----- DATA EXTRACT

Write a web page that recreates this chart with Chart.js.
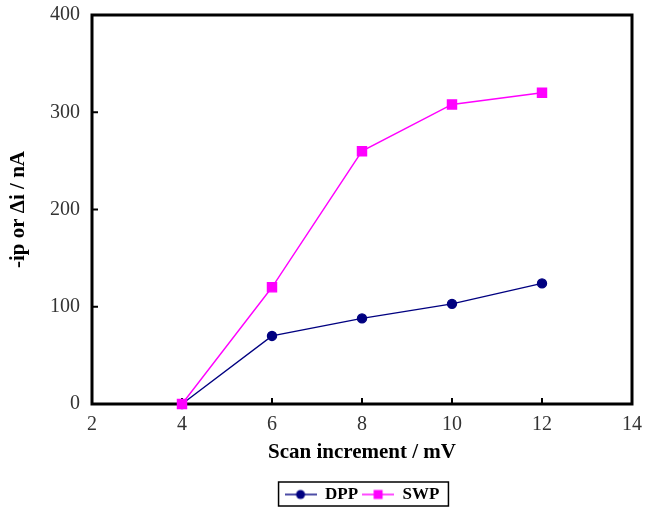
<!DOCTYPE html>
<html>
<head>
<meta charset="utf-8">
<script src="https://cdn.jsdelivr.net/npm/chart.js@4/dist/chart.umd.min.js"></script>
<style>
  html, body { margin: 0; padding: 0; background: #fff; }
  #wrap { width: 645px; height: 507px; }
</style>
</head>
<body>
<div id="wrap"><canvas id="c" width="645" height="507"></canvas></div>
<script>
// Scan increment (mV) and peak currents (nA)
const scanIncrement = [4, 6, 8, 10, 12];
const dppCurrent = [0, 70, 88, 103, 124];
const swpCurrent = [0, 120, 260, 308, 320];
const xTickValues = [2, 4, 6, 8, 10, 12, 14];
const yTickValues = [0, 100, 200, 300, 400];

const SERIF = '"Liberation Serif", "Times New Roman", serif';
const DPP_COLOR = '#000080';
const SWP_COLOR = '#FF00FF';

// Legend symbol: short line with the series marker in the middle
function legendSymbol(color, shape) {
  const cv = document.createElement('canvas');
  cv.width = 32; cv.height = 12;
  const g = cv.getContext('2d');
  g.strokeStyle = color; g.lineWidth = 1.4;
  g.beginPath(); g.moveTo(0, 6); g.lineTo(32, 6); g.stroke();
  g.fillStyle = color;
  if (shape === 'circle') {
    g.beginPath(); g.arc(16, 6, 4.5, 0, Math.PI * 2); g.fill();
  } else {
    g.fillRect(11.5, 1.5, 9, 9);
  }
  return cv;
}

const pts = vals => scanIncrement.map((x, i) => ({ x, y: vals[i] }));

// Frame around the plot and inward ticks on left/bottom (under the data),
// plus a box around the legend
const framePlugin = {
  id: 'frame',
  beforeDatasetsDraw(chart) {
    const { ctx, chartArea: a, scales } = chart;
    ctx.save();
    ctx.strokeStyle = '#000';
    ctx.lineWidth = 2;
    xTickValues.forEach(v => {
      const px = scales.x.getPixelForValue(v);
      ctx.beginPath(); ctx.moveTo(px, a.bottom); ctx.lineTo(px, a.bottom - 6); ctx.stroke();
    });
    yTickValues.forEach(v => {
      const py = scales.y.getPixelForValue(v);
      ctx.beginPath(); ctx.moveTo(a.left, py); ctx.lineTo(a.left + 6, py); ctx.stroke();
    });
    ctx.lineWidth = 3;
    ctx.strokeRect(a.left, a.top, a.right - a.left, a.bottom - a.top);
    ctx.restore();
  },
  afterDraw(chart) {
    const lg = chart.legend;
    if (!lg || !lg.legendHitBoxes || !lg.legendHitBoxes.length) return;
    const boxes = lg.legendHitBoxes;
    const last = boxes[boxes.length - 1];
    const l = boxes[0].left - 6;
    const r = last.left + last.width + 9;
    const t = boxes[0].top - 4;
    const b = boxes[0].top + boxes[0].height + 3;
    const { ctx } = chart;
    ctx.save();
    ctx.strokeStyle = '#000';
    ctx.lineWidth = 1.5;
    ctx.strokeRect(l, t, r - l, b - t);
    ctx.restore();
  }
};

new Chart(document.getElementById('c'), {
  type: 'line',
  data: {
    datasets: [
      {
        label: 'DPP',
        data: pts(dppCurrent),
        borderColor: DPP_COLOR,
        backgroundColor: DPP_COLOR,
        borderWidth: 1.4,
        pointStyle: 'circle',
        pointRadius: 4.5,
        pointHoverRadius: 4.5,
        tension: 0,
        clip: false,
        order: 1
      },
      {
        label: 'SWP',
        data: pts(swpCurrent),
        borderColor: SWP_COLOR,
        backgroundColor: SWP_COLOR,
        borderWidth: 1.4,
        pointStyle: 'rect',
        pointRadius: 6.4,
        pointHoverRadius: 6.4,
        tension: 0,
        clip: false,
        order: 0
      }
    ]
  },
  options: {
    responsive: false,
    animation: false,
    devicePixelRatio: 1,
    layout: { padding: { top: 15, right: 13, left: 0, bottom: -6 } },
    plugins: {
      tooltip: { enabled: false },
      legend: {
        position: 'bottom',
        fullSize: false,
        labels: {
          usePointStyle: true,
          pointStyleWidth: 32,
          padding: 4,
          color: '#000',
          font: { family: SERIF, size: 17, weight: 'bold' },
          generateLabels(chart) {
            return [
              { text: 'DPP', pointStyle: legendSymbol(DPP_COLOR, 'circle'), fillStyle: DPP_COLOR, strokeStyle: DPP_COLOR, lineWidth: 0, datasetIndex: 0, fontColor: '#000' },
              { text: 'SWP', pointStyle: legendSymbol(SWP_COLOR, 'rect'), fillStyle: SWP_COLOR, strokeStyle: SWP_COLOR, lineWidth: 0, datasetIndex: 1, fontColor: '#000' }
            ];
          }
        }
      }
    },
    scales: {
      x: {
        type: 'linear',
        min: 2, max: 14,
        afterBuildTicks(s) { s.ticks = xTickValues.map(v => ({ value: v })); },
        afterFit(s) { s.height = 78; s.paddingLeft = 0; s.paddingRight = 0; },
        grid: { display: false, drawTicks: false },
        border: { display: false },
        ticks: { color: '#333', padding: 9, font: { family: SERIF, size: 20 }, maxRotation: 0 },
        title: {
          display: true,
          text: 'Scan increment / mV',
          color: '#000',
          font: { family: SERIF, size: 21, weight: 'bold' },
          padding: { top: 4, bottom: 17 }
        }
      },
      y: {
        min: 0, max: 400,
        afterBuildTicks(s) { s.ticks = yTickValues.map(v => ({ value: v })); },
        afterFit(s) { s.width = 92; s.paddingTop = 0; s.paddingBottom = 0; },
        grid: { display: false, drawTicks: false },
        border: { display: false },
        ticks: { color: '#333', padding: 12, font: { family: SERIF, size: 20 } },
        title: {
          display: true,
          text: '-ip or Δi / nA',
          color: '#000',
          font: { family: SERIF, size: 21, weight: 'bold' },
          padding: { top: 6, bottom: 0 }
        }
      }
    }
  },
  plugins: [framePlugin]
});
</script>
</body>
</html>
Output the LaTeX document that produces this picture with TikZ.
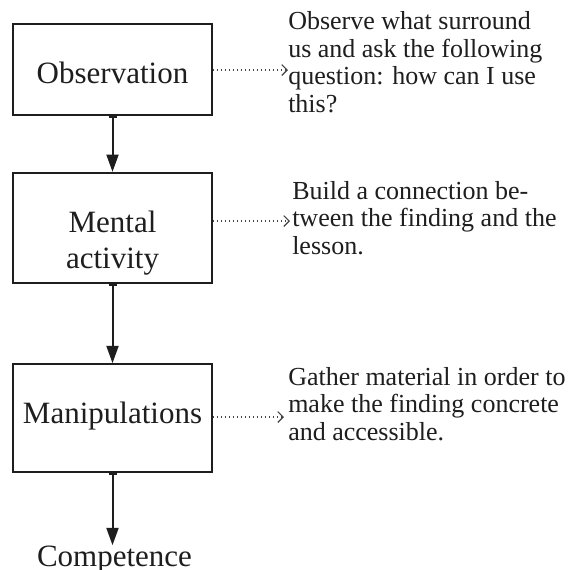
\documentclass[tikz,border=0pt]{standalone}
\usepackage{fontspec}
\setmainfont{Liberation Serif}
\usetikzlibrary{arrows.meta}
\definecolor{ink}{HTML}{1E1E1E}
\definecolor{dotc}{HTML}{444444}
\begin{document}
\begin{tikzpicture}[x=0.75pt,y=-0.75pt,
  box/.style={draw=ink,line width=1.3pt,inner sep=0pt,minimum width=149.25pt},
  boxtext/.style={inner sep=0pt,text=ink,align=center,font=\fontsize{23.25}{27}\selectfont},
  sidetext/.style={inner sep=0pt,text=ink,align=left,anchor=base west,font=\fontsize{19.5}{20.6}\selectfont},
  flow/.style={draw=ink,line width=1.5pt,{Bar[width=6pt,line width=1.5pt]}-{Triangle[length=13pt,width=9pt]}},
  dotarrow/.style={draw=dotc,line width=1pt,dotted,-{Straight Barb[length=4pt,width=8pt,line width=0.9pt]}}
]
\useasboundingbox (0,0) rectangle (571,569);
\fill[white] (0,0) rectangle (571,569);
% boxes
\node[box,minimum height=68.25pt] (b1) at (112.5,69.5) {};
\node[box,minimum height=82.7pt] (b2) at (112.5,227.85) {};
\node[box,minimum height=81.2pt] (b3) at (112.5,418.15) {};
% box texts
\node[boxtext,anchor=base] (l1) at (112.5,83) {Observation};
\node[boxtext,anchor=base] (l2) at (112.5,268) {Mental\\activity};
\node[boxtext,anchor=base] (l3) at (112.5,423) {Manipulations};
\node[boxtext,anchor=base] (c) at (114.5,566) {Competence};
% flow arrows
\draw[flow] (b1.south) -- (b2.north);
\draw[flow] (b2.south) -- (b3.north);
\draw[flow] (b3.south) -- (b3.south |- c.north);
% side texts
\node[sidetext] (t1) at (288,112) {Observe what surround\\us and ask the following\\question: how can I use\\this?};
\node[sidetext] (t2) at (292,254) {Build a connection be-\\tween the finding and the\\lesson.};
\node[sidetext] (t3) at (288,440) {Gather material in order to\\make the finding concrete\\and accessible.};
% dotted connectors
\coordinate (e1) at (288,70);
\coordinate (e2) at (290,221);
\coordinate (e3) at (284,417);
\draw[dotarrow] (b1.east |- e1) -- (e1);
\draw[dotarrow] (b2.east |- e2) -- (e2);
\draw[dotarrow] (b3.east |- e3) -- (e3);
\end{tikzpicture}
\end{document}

----------
----- DATA EXTRACT

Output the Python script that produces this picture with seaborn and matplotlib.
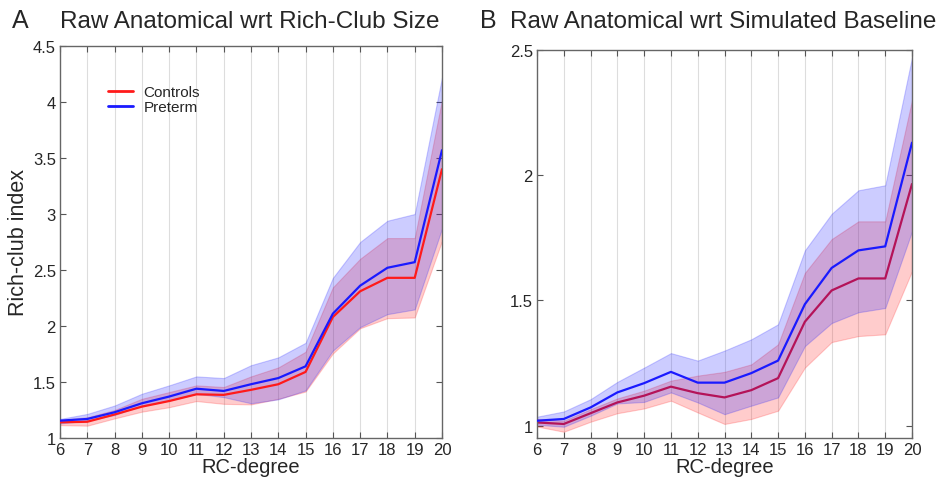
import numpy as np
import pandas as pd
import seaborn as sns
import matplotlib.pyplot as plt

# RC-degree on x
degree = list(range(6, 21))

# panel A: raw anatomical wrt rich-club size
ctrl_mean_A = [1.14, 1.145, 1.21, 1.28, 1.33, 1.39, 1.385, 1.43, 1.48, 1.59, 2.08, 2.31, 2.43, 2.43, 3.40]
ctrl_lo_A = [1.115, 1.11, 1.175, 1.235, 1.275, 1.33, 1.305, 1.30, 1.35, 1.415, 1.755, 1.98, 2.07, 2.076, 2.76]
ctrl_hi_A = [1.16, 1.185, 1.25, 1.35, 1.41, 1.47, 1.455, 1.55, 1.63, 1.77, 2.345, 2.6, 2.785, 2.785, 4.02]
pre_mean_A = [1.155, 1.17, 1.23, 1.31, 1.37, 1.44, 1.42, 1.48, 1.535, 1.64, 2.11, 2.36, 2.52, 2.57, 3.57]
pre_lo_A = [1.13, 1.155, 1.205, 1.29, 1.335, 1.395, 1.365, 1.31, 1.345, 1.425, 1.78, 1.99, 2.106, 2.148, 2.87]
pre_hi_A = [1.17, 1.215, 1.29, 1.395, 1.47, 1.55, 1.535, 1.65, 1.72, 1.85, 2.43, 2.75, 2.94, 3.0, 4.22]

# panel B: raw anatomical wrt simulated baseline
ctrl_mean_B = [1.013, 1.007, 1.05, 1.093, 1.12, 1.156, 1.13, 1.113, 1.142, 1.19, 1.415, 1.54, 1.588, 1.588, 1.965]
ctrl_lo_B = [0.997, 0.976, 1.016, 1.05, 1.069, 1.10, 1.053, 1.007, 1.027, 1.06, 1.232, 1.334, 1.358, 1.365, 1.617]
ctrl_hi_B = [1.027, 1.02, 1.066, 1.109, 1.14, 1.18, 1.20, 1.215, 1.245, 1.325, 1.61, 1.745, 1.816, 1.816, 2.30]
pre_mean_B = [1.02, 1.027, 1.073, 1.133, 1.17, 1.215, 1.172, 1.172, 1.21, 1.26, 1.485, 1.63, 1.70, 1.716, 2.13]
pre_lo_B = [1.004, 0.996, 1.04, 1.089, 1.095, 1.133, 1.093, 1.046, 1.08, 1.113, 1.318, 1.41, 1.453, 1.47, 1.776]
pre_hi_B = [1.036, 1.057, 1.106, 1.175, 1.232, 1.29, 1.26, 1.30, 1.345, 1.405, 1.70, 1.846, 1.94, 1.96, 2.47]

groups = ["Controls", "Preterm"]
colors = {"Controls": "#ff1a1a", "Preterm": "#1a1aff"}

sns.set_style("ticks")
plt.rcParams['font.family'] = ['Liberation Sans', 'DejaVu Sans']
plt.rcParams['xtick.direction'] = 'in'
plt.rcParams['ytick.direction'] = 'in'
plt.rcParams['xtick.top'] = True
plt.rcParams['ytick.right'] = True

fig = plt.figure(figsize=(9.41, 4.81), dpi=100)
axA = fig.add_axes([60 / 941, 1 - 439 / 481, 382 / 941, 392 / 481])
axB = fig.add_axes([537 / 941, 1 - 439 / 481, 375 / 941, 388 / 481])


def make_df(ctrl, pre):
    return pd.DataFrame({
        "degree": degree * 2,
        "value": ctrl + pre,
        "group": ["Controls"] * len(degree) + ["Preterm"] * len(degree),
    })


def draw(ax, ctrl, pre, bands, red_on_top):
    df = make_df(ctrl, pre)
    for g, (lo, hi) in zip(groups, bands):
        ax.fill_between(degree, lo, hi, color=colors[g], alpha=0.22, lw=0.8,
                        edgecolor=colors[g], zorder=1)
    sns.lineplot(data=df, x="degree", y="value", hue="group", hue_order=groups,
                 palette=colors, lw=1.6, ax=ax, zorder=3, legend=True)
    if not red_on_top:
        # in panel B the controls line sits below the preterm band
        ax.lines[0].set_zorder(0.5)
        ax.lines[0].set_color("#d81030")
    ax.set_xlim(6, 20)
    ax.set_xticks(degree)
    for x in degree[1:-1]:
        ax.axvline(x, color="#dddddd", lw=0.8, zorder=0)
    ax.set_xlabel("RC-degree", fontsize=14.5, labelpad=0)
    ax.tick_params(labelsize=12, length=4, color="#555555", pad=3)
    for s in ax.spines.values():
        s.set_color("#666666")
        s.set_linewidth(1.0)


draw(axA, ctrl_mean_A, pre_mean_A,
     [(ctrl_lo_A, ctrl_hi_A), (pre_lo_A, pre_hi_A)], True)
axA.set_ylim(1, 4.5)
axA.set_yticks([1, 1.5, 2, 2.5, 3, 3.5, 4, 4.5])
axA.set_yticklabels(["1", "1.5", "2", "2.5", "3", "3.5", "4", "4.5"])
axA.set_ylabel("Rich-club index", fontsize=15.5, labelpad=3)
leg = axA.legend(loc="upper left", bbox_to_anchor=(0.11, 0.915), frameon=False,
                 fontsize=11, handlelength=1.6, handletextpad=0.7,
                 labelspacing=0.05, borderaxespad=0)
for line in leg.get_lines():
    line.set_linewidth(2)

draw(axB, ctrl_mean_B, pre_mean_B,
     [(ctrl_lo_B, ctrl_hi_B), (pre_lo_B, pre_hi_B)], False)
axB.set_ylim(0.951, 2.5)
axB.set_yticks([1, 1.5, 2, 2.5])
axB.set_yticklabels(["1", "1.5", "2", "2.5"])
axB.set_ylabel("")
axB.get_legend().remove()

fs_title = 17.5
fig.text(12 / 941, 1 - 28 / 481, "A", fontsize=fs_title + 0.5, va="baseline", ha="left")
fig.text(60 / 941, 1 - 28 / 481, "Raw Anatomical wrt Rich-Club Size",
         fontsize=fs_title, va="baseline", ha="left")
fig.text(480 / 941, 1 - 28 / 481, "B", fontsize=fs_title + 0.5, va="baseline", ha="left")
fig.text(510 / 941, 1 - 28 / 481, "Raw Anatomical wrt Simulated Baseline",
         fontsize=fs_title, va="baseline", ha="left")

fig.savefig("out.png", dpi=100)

----------

*YOUR TASK*: Copy exactly the stretch of lines that starts at the line holding "Write a web" and ends at the line holding "const SWP_COLOR = '#FF00FF';". Drop the pictures.

*WRITTEN SOLUTION*:
Write a web page that recreates this chart with Chart.js.
<!DOCTYPE html>
<html>
<head>
<meta charset="utf-8">
<script src="https://cdn.jsdelivr.net/npm/chart.js@4/dist/chart.umd.min.js"></script>
<style>
  html, body { margin: 0; padding: 0; background: #fff; }
  #wrap { width: 645px; height: 507px; }
</style>
</head>
<body>
<div id="wrap"><canvas id="c" width="645" height="507"></canvas></div>
<script>
// Scan increment (mV) and peak currents (nA)
const scanIncrement = [4, 6, 8, 10, 12];
const dppCurrent = [0, 70, 88, 103, 124];
const swpCurrent = [0, 120, 260, 308, 320];
const xTickValues = [2, 4, 6, 8, 10, 12, 14];
const yTickValues = [0, 100, 200, 300, 400];

const SERIF = '"Liberation Serif", "Times New Roman", serif';
const DPP_COLOR = '#000080';
const SWP_COLOR = '#FF00FF';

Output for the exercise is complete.